After arresting one of his followers, American soldiers surrounded al-Hassani’s office building, witnesses said.

Harder line

The moves suggest American troops are taking a harder line against outspoken clerics, backed by militiamen armed with AK-47 assault rifles and rocket-propelled grenades, who are fiercely opposed to the occupation.

Shaikh Kathim al-Nasiri, al-Sadr’s representative in Karbala, said US troops made a serious mistake, spilling Muslim blood and pressuring Shia clerics.

“(Al-Hassani) is a mixture of a criminal and a lunatic who believes he has a hotline to God”

Occupation authority official

“The result will be very bad for the Americans. If they increase the pressure, there will be a crisis between the people of Karbala and the Americans,” he said.

He warned occupation forces that if they do any harm to Shia shrines in the holy cities of Karbala or Najaf, “they will face not only Shias in Iraq but Shias all over the world”.
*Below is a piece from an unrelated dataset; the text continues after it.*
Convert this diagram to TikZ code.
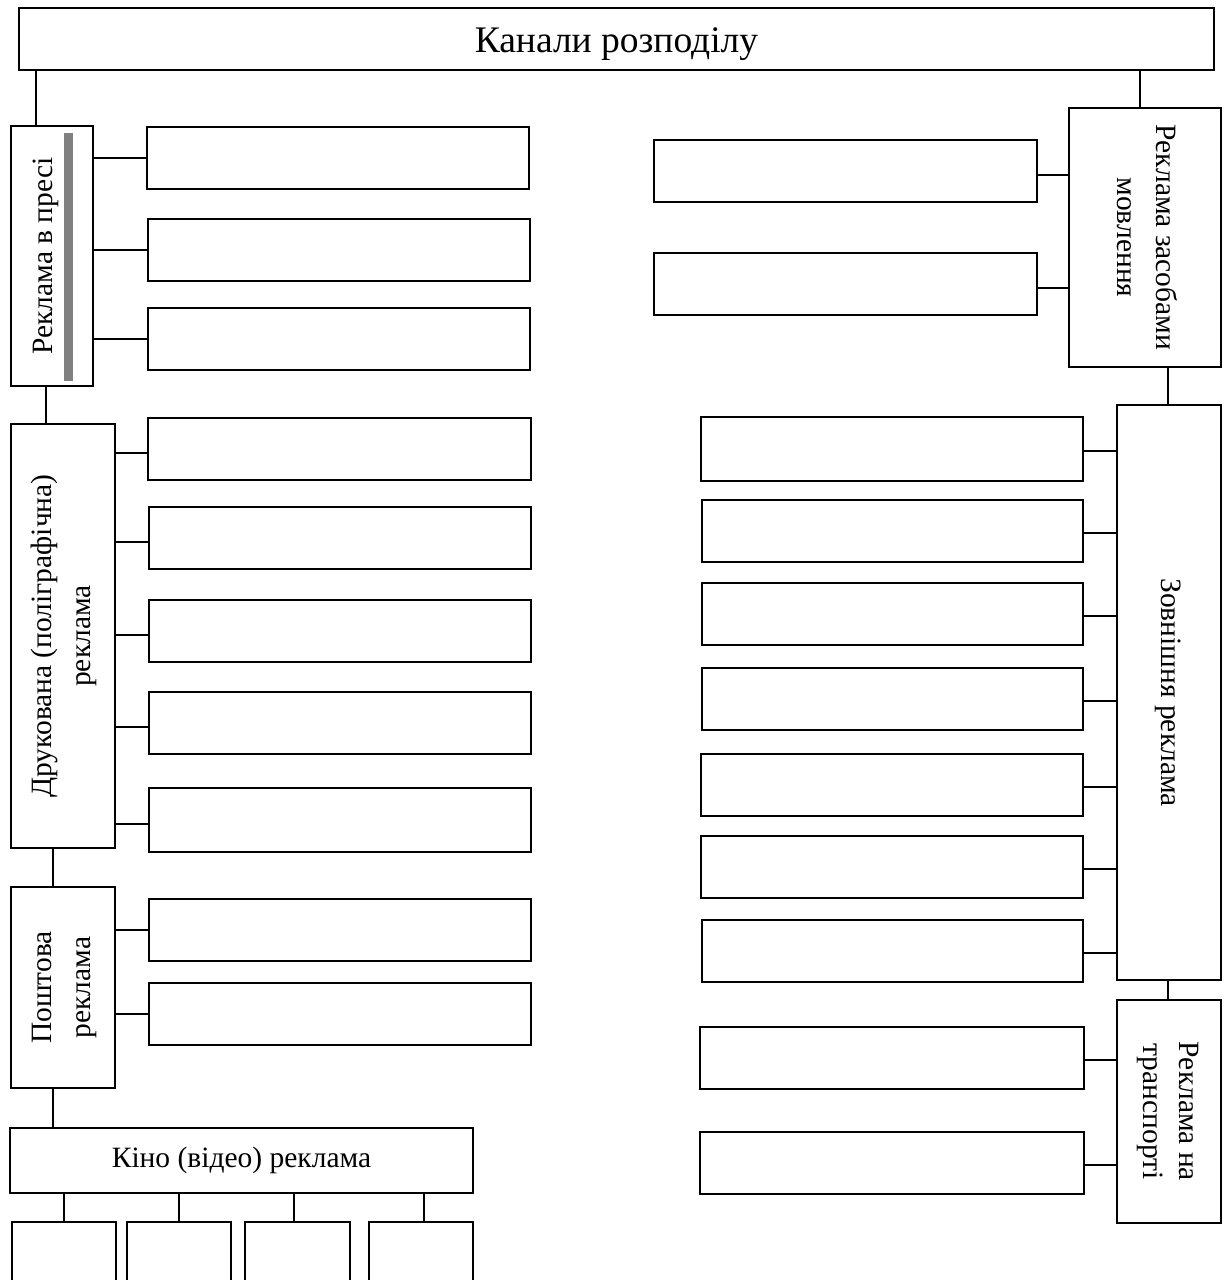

Shias are the majority in Iraq and were repressed by Saddam Hussein, a Sunni. Most Shia leaders have advocated cautious cooperation with Iraq’s occupying forces in the hope of securing power in a future government.

Anti-American sentiment

Most attacks on US forces have occurred in the so-called “Sunni Triangle” north and west of Baghdad, but Thursday’s attack in the Shia city 90km south of the capital showed increasing anti-American sentiment among the young followers of firebrand Shia clerics. 

Officials in the US-led occupation authority ruling Iraq believe Hassani has 60 to 100 followers in Karbala.

“He is a mixture of a criminal and a lunatic who believes he has a hotline to God … He had set up checkpoints in Karbala to fleece money out of people. At one point, his guys went to the governorate building with machetes and two were shot,” an occupation authority official said.